Sunday 11 December 2011

Eurozone deal lacks 'firepower'

VIENNA: A summit deal struck by all EU countries except Britain lacks the necessary "firepower" to tackle the underlying causes of the eurozone crisis, Austrian Chancellor Werner Faymann said Saturday.

"A firewall was created, but it is not strong or large enough to have a big deterrent effect on speculators and the financial markets in the coming years," Faymann told the Salzburger Nachrichten daily in an interview.

"The decisions taken lack the necessary firepower to have a sustained effect."

Prime Minister David Cameron said Britain will not be excluded from the European Union for opting out of a treaty aimed at saving the euro, but its relationship with the bloc has changed.

"We are not being excluded, we are in the European Union, we're a leading member of the single market," Cameron told British broadcasters after a summit in Brussels.
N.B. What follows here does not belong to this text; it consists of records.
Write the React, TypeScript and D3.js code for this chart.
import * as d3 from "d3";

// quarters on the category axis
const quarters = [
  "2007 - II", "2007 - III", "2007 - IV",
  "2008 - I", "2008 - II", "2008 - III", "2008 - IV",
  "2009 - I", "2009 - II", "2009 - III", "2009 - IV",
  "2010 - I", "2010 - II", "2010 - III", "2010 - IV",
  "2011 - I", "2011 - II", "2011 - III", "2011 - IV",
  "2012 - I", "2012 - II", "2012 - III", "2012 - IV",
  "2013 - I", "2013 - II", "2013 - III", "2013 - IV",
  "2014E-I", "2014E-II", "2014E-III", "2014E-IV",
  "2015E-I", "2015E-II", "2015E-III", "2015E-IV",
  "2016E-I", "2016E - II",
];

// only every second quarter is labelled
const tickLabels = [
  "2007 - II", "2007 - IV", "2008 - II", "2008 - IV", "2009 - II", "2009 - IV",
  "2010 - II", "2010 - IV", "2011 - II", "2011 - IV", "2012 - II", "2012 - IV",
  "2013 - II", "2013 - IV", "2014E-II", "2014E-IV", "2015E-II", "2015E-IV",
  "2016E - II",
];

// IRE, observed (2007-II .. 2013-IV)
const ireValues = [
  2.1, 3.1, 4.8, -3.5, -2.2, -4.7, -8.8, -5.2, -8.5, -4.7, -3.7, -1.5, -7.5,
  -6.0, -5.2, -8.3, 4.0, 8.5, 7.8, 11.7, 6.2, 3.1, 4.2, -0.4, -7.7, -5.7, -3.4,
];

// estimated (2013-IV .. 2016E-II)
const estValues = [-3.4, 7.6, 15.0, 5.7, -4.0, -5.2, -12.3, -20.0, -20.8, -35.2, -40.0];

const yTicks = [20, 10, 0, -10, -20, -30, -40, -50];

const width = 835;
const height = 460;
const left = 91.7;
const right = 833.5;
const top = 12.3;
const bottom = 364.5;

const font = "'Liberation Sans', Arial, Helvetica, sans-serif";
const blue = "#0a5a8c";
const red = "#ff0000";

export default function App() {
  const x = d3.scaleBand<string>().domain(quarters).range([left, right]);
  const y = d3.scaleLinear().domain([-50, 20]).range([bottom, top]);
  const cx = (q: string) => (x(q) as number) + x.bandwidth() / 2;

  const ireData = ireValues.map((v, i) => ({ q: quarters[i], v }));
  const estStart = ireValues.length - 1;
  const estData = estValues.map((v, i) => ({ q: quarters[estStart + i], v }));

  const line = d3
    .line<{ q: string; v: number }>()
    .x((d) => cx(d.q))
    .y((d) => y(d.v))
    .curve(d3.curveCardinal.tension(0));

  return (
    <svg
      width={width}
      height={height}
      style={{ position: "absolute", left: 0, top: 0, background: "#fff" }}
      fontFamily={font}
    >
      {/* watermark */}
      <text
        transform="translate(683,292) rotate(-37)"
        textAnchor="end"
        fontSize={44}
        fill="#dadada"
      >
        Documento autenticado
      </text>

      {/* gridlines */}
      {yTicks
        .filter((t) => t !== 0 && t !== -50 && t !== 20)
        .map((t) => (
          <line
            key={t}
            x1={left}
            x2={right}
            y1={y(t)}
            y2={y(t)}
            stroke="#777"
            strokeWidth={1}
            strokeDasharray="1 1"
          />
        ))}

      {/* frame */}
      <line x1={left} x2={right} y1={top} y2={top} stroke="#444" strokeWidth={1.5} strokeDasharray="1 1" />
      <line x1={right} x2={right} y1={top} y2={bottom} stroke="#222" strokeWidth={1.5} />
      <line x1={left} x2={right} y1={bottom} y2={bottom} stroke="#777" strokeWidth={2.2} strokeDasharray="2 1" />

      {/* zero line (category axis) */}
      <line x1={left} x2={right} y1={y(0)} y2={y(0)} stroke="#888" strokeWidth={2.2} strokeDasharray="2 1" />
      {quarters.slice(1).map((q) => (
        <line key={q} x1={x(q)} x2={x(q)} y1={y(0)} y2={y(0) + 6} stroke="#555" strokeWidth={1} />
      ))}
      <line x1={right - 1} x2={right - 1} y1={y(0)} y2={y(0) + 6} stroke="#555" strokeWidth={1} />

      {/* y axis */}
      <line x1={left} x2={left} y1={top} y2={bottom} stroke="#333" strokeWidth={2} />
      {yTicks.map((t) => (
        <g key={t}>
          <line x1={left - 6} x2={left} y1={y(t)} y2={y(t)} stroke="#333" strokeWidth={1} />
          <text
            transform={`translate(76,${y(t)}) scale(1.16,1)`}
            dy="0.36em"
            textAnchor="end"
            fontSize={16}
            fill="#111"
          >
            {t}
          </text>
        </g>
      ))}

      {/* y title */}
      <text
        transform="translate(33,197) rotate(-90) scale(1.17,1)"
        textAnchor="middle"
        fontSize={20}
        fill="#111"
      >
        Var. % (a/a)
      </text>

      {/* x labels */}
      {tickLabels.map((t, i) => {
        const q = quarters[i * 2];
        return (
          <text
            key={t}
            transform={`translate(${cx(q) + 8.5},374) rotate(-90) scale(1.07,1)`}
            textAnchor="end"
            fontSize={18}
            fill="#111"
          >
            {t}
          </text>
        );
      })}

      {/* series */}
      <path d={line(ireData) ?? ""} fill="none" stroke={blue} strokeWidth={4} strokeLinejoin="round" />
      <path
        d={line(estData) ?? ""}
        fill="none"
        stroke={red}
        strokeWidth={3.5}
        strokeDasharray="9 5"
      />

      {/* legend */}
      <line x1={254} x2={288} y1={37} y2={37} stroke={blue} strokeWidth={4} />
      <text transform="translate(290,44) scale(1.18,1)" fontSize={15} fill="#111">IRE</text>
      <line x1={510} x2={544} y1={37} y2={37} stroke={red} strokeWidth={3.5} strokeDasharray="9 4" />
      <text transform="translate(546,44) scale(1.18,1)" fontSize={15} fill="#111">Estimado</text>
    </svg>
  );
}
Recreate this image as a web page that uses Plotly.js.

"When it comes to defence, we're the leading (EU) member of NATO, when it comes to driving forward European foreign policy, we're actually one of the leading players in that.

"But no we're not in the single currency, we don't want to be in the single currency, we're not in the Schengen no-borders agreement and I'm glad we're not in that."

Cameron blocked an EU-wide treaty on tighter budget policing overnight, saying that it would have threatened Britain's vital financial services sector in the City of London.

But afterwards the other 26 members of the EU said they were willing to join a "new fiscal compact" to resolve the two-year euro debt crisis, leaving Britain in the cold in Europe.

"In terms of the future, yes of course this does represent a change in our relationship with Europe," Cameron said.

"But the core of our relationship -- the single market, the trade, the investment, the growth, the jobs that we want to see -- that remains as it was."

Austria's Fayman said that the agreement made in Brussels on Friday on tighter budget discipline was a "large step on the path towards more independence from financial markets and (sovereign bond) creditors."

But he added: "What is missing are financial market regulations, a European rating agency (and) European revenues from financial markets through a tax on financial transactions."

The summit ended with 26 of the 27 member states signalling their willingness to join a "new fiscal compact" after Britain vetoed having tough new budget rules enshrined in a modified EU treaty, as pushed by Germany and France.

Faymann said that British Prime Minister David Cameron's negotiating tactics at the summit "were in blatant contradiction to the spirit, and the team spirit, of the European Union."

The pact, due to be finalised in March, includes plans to impose near-automatic sanctions on countries running excessive deficits and gives Brussels greater powers overseeing national budgets.

Leaders hope the pact will convince the European Central Bank to drop its reluctance to use its full arsenal against the crisis, with the Frankfurt institution seen as the beleaguered eurozone's best hope.

The 17 eurozone countries signed up to the pact while nine other non-euro EU nations "indicated the possibility to take part in this process" after consulting their parliaments, EU leaders said in a statement.

Hungary had originally voiced reluctance, while Sweden and the Czech Republic were undecided.